Anthony Cruz, 20, started at the institute this year. He began cooking for his family when he was 13 after his mother got sick. “I was hooked from the start and when I heard about the institute I applied immediately. There is nothing else like this,” he says. Cruz hopes to follow in the footsteps of two recent graduates who have received scholarships to study abroad, one in France, the other in Spain. “Peruvian food will be my specialty, but studying in Europe, learning techniques, is something that opens the field wider.”
The gusto of the Pachacútec students has made a strong impression on visiting instructors. “They have an eagerness to learn that I have not seen in students in traditional culinary schools. They have an enormous desire to learn and are looking for new information. The future of our gastronomy depends on kids like these,” says Natty Echeverría, a well-known local chef and professor at a top-end school who recently offered a guest lecture to the students. “The same day I was in Pachacútec I also offered a presentation at one of the best schools. I am sure that if I asked the kids in Pachacútec to make me a dinner they would prepare something that in taste and presentation would be better than students at the expensive culinary institutes, because they are committed and want this.”
Acurio makes no bones about what he hopes all this enthusiasm will lead to. “We are developing a vanguard project that will train an army of chefs who will revolutionize this country,” he says. “I see Peruvian cuisine as a way of transforming lives to help build a more just, prosperous and democratic society.” But the number of new Peruvian chefs who measure up to international standards will, he believes, change the balance of power in the culinary world.
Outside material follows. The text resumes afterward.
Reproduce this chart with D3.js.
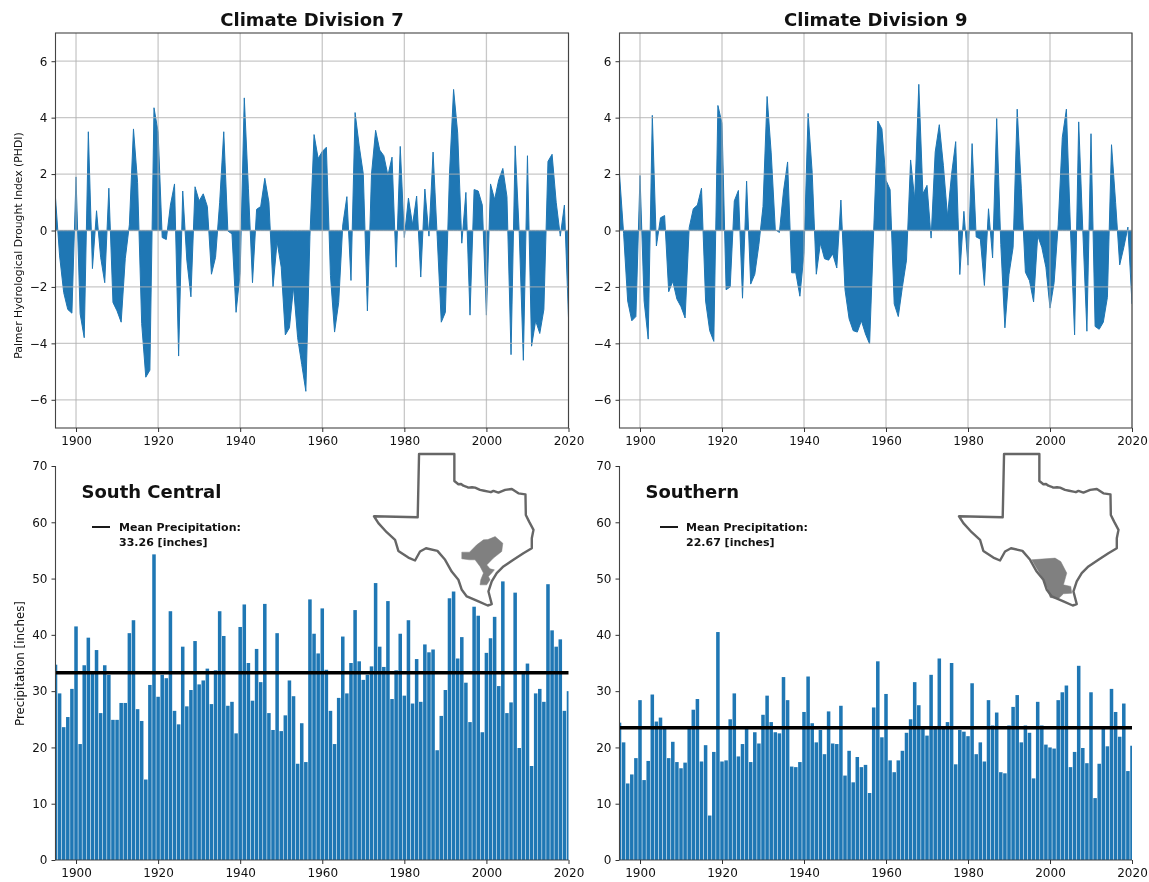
<!DOCTYPE html>
<html><head><meta charset="utf-8">
<script src="https://cdn.jsdelivr.net/npm/d3@7"></script>
<style>html,body{margin:0;padding:0;background:#fff}svg{display:block;filter:blur(0.5px)}text{font-family:"DejaVu Sans",sans-serif;fill:#111}</style>
</head><body><svg id="c" width="1149" height="882"></svg>
<script>
const firstYear = 1895;
const phdiDiv7 = [1.15,-0.9,-2.2,-2.8,-2.93,1.9,-2.95,-3.8,3.5,-1.35,0.7,-0.95,-1.85,1.5,-2.55,-2.85,-3.25,-1.0,0.2,3.6,1.7,-3.3,-5.2,-4.95,4.35,3.5,-0.25,-0.32,0.9,1.65,-4.45,1.4,-1.05,-2.35,1.55,1.05,1.3,0.85,-1.55,-0.95,1.0,3.5,-0.02,-0.12,-2.9,-1.5,4.7,1.5,-1.85,0.75,0.85,1.85,1.0,-2.0,-0.4,-1.3,-3.7,-3.45,-2.0,-3.8,-4.75,-5.7,-0.2,3.4,2.55,2.8,2.95,-1.6,-3.6,-2.55,0.2,1.2,-1.77,4.18,3.0,2.0,-2.85,2.0,3.55,2.85,2.65,1.95,2.6,-1.3,2.98,-0.25,1.15,0.2,1.22,-1.65,1.47,-0.2,2.78,-0.2,-3.25,-2.9,2.0,5.0,3.45,-0.45,1.35,-3.0,1.45,1.4,0.9,-3.0,1.65,1.1,1.8,2.2,1.2,-4.4,3.0,-0.1,-4.6,2.65,-4.1,-3.2,-3.65,-2.8,2.45,2.7,1.0,-0.2,0.9,-3.1];
const phdiDiv9 = [2.0,-0.1,-2.5,-3.2,-3.05,1.95,-2.5,-3.85,4.08,-0.55,0.45,0.53,-2.17,-1.8,-2.43,-2.7,-3.1,0.1,0.77,0.9,1.5,-2.5,-3.55,-3.93,4.43,3.8,-2.1,-2.0,1.05,1.42,-2.4,1.75,-1.9,-1.55,-0.5,0.85,4.75,2.75,0.03,-0.07,1.4,2.43,-1.5,-1.5,-2.33,-0.8,4.15,2.05,-1.55,-0.45,-1.0,-1.05,-0.83,-1.33,1.08,-2.1,-3.13,-3.55,-3.6,-3.2,-3.67,-4.02,0.0,3.88,3.6,1.78,1.45,-2.6,-3.05,-2.0,-1.05,2.5,1.1,5.18,1.3,1.6,-0.27,2.78,3.75,2.3,0.5,2.0,3.15,-1.56,0.68,-1.23,3.08,-0.23,-0.3,-1.95,0.77,-0.97,3.97,-0.5,-3.45,-1.55,-0.6,4.3,1.5,-1.48,-1.78,-2.53,-0.18,-0.6,-1.3,-2.75,-1.85,0.2,3.3,4.3,0.0,-3.7,3.85,0.0,-3.57,3.43,-3.4,-3.5,-3.25,-2.37,3.04,1.0,-1.22,-0.6,0.12,-2.6];
const precipSouthCentral = [34.7,29.6,23.6,25.4,30.4,41.5,20.6,34.6,39.5,33.5,37.3,26.1,34.6,32.9,24.9,24.9,27.9,27.9,40.3,42.6,26.8,24.7,14.3,31.1,54.3,29,32.9,32.3,44.2,26.5,24.1,37.9,27.3,30.2,38.9,31.2,31.9,34,27.7,33.7,44.2,39.8,27.4,28.1,22.5,41.4,45.4,35,28.3,37.5,31.6,45.5,26.1,23.1,40.3,22.9,25.7,31.9,29.1,17.1,24.3,17.4,46.3,40.2,36.7,44.7,33.8,26.5,20.6,28.8,39.7,29.6,35,44.4,35.3,32,32.9,34.4,49.2,37.9,34.3,46,28.6,33.7,40.2,29.2,42.6,27.8,35.7,28.1,38.3,36.9,37.4,19.5,25.6,30.2,46.5,47.7,35.8,39.6,31.5,24.5,45,43.4,22.7,36.8,39.4,43.2,30.9,49.5,26.1,28,47.5,19.9,33.2,34.9,16.7,29.6,30.4,28.1,49,40.8,37.9,39.2,26.5,30];
const precipSouthern = [24.4,20.9,13.6,15.2,18.1,28.4,14.2,17.6,29.4,24.6,25.3,23.8,18.1,21,17.4,16.3,17.3,23.4,26.7,28.6,17.5,20.4,7.9,19.2,40.5,17.5,17.7,25,29.6,18.4,20.6,23.3,17.4,22.7,20.7,25.8,29.2,24.5,22.7,22.5,32.5,28.4,16.6,16.5,17.4,26.3,32.6,24.3,20.9,23.1,18.8,26.4,20.7,20.6,27.4,15,19.4,13.8,18.3,16.5,16.9,11.9,27.1,35.3,21.8,29.5,17.7,15.6,17.7,19.4,22.6,25,31.6,27.5,23.4,22.1,32.9,23.4,35.8,23.4,24.5,35,17,23.1,22.8,22,31.4,18.8,20.9,17.5,28.4,23.9,26.2,15.6,15.4,23.9,27.2,29.3,20.9,23.9,22.6,14.5,28.1,23.9,20.5,20,19.8,28.4,29.8,31,16.5,19.2,34.5,19.9,17.2,29.8,11,17.1,23.4,20.2,30.4,26.3,21.9,27.8,15.8,20.3];
const meanLineValues = [33.26, 23.5];
const meanLabels = ["33.26 [inches]", "22.67 [inches]"];
const topTitles = ["Climate Division 7", "Climate Division 9"];
const regionNames = ["South Central", "Southern"];
const phdiTicks = [-6,-4,-2,0,2,4,6];
const precipTicks = [0,10,20,30,40,50,60,70];
const yearTicks = [1900,1920,1940,1960,1980,2000,2020];
const texasOutline = [[-102.95,36.5],[-100.05,36.5],[-100.05,34.59],[-99.72,34.36],[-99.5,34.38],[-99.31,34.26],[-99.1,34.2],[-98.9,34.12],[-98.6,34.15],[-98.35,34.12],[-97.94,33.96],[-97.6,33.9],[-97.25,33.84],[-97.05,33.8],[-96.84,33.89],[-96.43,33.77],[-95.88,33.96],[-95.33,34.03],[-94.79,33.72],[-94.21,33.65],[-94.18,32.19],[-93.91,31.72],[-93.55,31.14],[-93.69,30.55],[-93.69,29.84],[-94.38,29.49],[-95.2,29.02],[-96.02,28.55],[-96.57,28.08],[-96.98,27.49],[-97.25,26.78],[-96.98,25.89],[-97.31,25.79],[-98.07,26.08],[-99.03,26.43],[-99.44,26.9],[-99.72,27.61],[-100.27,28.19],[-100.81,29.02],[-101.44,29.65],[-102.38,29.84],[-102.87,29.61],[-103.28,28.97],[-103.83,29.18],[-104.65,29.65],[-104.92,30.43],[-105.61,30.97],[-106.29,31.61],[-106.65,32.1],[-103.06,32.03],[-102.95,36.5]];
const southCentralRegion = [[-97.66,30.43],[-97.3,30.45],[-96.7,30.66],[-96.07,30.19],[-96.16,29.61],[-96.84,29.14],[-97.39,28.66],[-97.12,28.38],[-96.76,28.31],[-96.98,28.08],[-97.25,27.84],[-97.12,27.61],[-97.39,27.25],[-97.94,27.25],[-97.88,27.61],[-97.66,28.08],[-97.94,28.55],[-98.35,29.02],[-98.81,29.02],[-99.44,29.09],[-99.44,29.56],[-98.81,29.56],[-98.21,30.08]];
const southernRegion = [[-100.68,29.02],[-98.76,29.14],[-98.29,28.9],[-97.8,28.08],[-98.07,27.25],[-97.47,27.14],[-97.39,26.66],[-98.07,26.62],[-98.49,26.26],[-99.17,26.36],[-99.39,27.02],[-99.86,27.84],[-100.27,28.43]];

const svg = d3.select("#c");
const BLUE = "#1f77b4";
const cols = [{l:55.5,r:568.5,leg:[36.5,54.5,63.5]},{l:619.5,r:1132,leg:[40.5,58.5,66.5]}];
const TOP = {t:33,b:428}, BOT = {t:466,b:860};
const defs = svg.append("defs");

function axes(g,x,y,yt){
  const ax = g.append("g").attr("transform",`translate(0,${y.range()[0]})`)
    .call(d3.axisBottom(x).tickValues(yearTicks).tickFormat(d3.format("d")).tickSize(4).tickPadding(4));
  const ay = g.append("g").attr("transform",`translate(${x.range()[0]},0)`)
    .call(d3.axisLeft(y).tickValues(yt).tickFormat(d=>String(d).replace("-","\u2212")).tickSize(4).tickPadding(4));
  [ax,ay].forEach(a=>{a.select(".domain").remove();
    a.selectAll("text").style("font-size","12px").style("font-family",'"DejaVu Sans"').attr("fill","#222");
    a.selectAll("line").attr("stroke","#333").attr("stroke-width",1);});
}

const phdi=[phdiDiv7,phdiDiv9], precip=[precipSouthCentral,precipSouthern], regions=[southCentralRegion,southernRegion];
cols.forEach((c,i)=>{
  const x=d3.scaleLinear().domain([firstYear,2020]).range([c.l,c.r]);
  const yT=d3.scaleLinear().domain([-7,7]).range([TOP.b,TOP.t]);
  const gT=svg.append("g");
  const clipT="ct"+i, clipB="cb"+i;
  defs.append("clipPath").attr("id",clipT).append("rect").attr("x",c.l).attr("y",TOP.t).attr("width",c.r-c.l).attr("height",TOP.b-TOP.t);
  defs.append("clipPath").attr("id",clipB).append("rect").attr("x",c.l).attr("y",BOT.t).attr("width",c.r-c.l).attr("height",BOT.b-BOT.t);
  const series=phdi[i].map((v,k)=>({year:firstYear+k,v}));
  gT.append("path").datum(series).attr("clip-path",`url(#${clipT})`).attr("fill",BLUE).attr("stroke",BLUE).attr("stroke-width",1).attr("stroke-linejoin","miter")
    .attr("d",d3.area().x(d=>x(d.year)).y0(yT(0)).y1(d=>yT(d.v)));
  gT.append("g").selectAll("line").data(yearTicks).join("line")
    .attr("x1",d=>x(d)).attr("x2",d=>x(d)).attr("y1",TOP.t).attr("y2",TOP.b)
    .attr("stroke","#b0b0b0").attr("stroke-opacity",0.7).attr("stroke-width",1.3);
  gT.append("g").selectAll("line").data(phdiTicks).join("line")
    .attr("x1",c.l).attr("x2",c.r).attr("y1",d=>yT(d)).attr("y2",d=>yT(d))
    .attr("stroke","#b0b0b0").attr("stroke-opacity",0.7).attr("stroke-width",1.3);
  gT.append("rect").attr("x",c.l).attr("y",TOP.t).attr("width",c.r-c.l).attr("height",TOP.b-TOP.t)
    .attr("fill","none").attr("stroke","#444").attr("stroke-width",1.1);
  axes(gT,x,yT,phdiTicks);
  gT.append("text").attr("x",(c.l+c.r)/2).attr("y",26).attr("text-anchor","middle")
    .style("font-size","18px").style("font-weight","bold").text(topTitles[i]);

  const yB=d3.scaleLinear().domain([0,70]).range([BOT.b,BOT.t]);
  const gB=svg.append("g");
  const bw=x(1.0+firstYear)-x(firstYear);
  gB.append("g").attr("clip-path",`url(#${clipB})`).selectAll("rect").data(precip[i]).join("rect")
    .attr("x",(d,k)=>x(firstYear+k)-bw*0.43).attr("width",bw*0.86)
    .attr("y",d=>yB(d)).attr("height",d=>yB(0)-yB(d)).attr("fill",BLUE);
  gB.append("line").attr("x1",c.l).attr("x2",c.r).attr("y1",yB(meanLineValues[i])).attr("y2",yB(meanLineValues[i]))
    .attr("stroke","#000").attr("stroke-width",3.4);
  gB.append("line").attr("x1",c.l).attr("x2",c.l).attr("y1",BOT.t).attr("y2",BOT.b).attr("stroke","#444").attr("stroke-width",1.1);
  gB.append("line").attr("x1",c.l).attr("x2",c.r).attr("y1",BOT.b).attr("y2",BOT.b).attr("stroke","#444").attr("stroke-width",1.1);
  axes(gB,x,yB,precipTicks);
  gB.append("text").attr("x",c.l+26).attr("y",498).style("font-size","18px").style("font-weight","bold").text(regionNames[i]);
  gB.append("line").attr("x1",c.l+c.leg[0]).attr("x2",c.l+c.leg[1]).attr("y1",527).attr("y2",527).attr("stroke","#000").attr("stroke-width",1.8);
  gB.append("text").attr("x",c.l+c.leg[2]).attr("y",531).style("font-size","11px").style("font-weight","bold").text("Mean Precipitation:");
  gB.append("text").attr("x",c.l+c.leg[2]).attr("y",546).style("font-size","11px").style("font-weight","bold").text(meanLabels[i]);
  const off=i===0?0:585;
  const mx=d3.scaleLinear().domain([-106.65,-93.55]).range([374+off,533.5+off]);
  const my=d3.scaleLinear().domain([36.5,25.79]).range([454,605.5]);
  const shape=d3.line().x(d=>mx(d[0])).y(d=>my(d[1]));
  gB.append("path").attr("d",shape(regions[i])+"Z").attr("fill","#808080").attr("stroke","#808080").attr("stroke-width",0.5);
  gB.append("path").attr("d",shape(texasOutline)+"Z").attr("fill","none").attr("stroke","#666").attr("stroke-width",2.4).attr("stroke-linejoin","round");
});
svg.append("text").attr("transform","translate(22,245.5) rotate(-90)").attr("text-anchor","middle").style("font-size","10.8px").attr("fill","#222").text("Palmer Hydrological Drought Index (PHDI)");
svg.append("text").attr("transform","translate(24,663.5) rotate(-90)").attr("text-anchor","middle").style("font-size","11.8px").attr("fill","#222").text("Precipitation [inches]");
</script></body></html>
Acurio, who learned the art of cooking in France, encourages study abroad, but believes that Peruvian cuisine and the Pachacútec Institute can eventually help reverse the trend, bringing foreign students to Peru to study.
“When I wanted to be a chef I had to leave Peru because there were no culinary schools,” says Acurio. “Today, we have around 50,000 people in institutes and students from throughout Latin America coming to Peru to study. In 25 to 30 years, Peru can be a reference point for anyone wanting to study gastronomy.” He adds, “One of the tasks of Peruvian cooking right now is defining our potential as part of the dream of ‘Peruvianizing’ the world.”